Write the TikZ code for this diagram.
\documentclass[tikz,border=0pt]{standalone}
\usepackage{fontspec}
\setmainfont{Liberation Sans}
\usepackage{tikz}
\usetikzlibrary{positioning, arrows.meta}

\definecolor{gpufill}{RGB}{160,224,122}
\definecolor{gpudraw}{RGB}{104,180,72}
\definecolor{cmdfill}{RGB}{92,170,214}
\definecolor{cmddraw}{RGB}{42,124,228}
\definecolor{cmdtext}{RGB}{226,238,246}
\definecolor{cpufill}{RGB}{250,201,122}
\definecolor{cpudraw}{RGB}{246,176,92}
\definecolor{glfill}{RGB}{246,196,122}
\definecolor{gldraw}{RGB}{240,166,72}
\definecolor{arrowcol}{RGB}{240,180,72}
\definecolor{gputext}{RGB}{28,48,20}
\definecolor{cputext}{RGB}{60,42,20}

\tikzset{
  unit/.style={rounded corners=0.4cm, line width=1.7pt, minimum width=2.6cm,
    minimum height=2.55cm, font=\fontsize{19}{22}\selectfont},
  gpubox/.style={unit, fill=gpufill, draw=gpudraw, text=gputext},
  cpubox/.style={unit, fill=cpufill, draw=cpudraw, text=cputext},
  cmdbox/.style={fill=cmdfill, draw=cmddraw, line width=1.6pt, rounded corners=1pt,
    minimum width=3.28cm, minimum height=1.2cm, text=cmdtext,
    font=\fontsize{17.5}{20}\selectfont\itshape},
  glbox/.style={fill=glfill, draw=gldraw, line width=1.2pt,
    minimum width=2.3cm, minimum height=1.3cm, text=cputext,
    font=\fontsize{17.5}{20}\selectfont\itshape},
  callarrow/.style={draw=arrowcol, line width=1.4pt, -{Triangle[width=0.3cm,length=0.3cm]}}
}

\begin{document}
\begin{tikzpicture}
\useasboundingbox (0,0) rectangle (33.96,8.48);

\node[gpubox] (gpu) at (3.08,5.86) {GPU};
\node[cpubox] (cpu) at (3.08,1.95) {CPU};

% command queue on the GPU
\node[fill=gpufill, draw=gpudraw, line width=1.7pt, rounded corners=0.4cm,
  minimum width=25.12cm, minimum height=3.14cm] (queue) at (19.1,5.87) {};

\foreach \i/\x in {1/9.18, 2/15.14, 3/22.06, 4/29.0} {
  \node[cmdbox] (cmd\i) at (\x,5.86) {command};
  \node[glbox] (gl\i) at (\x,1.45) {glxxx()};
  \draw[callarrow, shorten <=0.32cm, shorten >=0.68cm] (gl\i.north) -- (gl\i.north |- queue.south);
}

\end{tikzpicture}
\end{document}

==================================================

▶ Work to do
Extract all of the data above without altering anything.

▶ Solution to this problem
Write the TikZ code for this diagram.
\documentclass[tikz,border=0pt]{standalone}
\usepackage{fontspec}
\setmainfont{Liberation Sans}
\usepackage{tikz}
\usetikzlibrary{positioning, arrows.meta}

\definecolor{gpufill}{RGB}{160,224,122}
\definecolor{gpudraw}{RGB}{104,180,72}
\definecolor{cmdfill}{RGB}{92,170,214}
\definecolor{cmddraw}{RGB}{42,124,228}
\definecolor{cmdtext}{RGB}{226,238,246}
\definecolor{cpufill}{RGB}{250,201,122}
\definecolor{cpudraw}{RGB}{246,176,92}
\definecolor{glfill}{RGB}{246,196,122}
\definecolor{gldraw}{RGB}{240,166,72}
\definecolor{arrowcol}{RGB}{240,180,72}
\definecolor{gputext}{RGB}{28,48,20}
\definecolor{cputext}{RGB}{60,42,20}

\tikzset{
  unit/.style={rounded corners=0.4cm, line width=1.7pt, minimum width=2.6cm,
    minimum height=2.55cm, font=\fontsize{19}{22}\selectfont},
  gpubox/.style={unit, fill=gpufill, draw=gpudraw, text=gputext},
  cpubox/.style={unit, fill=cpufill, draw=cpudraw, text=cputext},
  cmdbox/.style={fill=cmdfill, draw=cmddraw, line width=1.6pt, rounded corners=1pt,
    minimum width=3.28cm, minimum height=1.2cm, text=cmdtext,
    font=\fontsize{17.5}{20}\selectfont\itshape},
  glbox/.style={fill=glfill, draw=gldraw, line width=1.2pt,
    minimum width=2.3cm, minimum height=1.3cm, text=cputext,
    font=\fontsize{17.5}{20}\selectfont\itshape},
  callarrow/.style={draw=arrowcol, line width=1.4pt, -{Triangle[width=0.3cm,length=0.3cm]}}
}

\begin{document}
\begin{tikzpicture}
\useasboundingbox (0,0) rectangle (33.96,8.48);

\node[gpubox] (gpu) at (3.08,5.86) {GPU};
\node[cpubox] (cpu) at (3.08,1.95) {CPU};

% command queue on the GPU
\node[fill=gpufill, draw=gpudraw, line width=1.7pt, rounded corners=0.4cm,
  minimum width=25.12cm, minimum height=3.14cm] (queue) at (19.1,5.87) {};

\foreach \i/\x in {1/9.18, 2/15.14, 3/22.06, 4/29.0} {
  \node[cmdbox] (cmd\i) at (\x,5.86) {command};
  \node[glbox] (gl\i) at (\x,1.45) {glxxx()};
  \draw[callarrow, shorten <=0.32cm, shorten >=0.68cm] (gl\i.north) -- (gl\i.north |- queue.south);
}

\end{tikzpicture}
\end{document}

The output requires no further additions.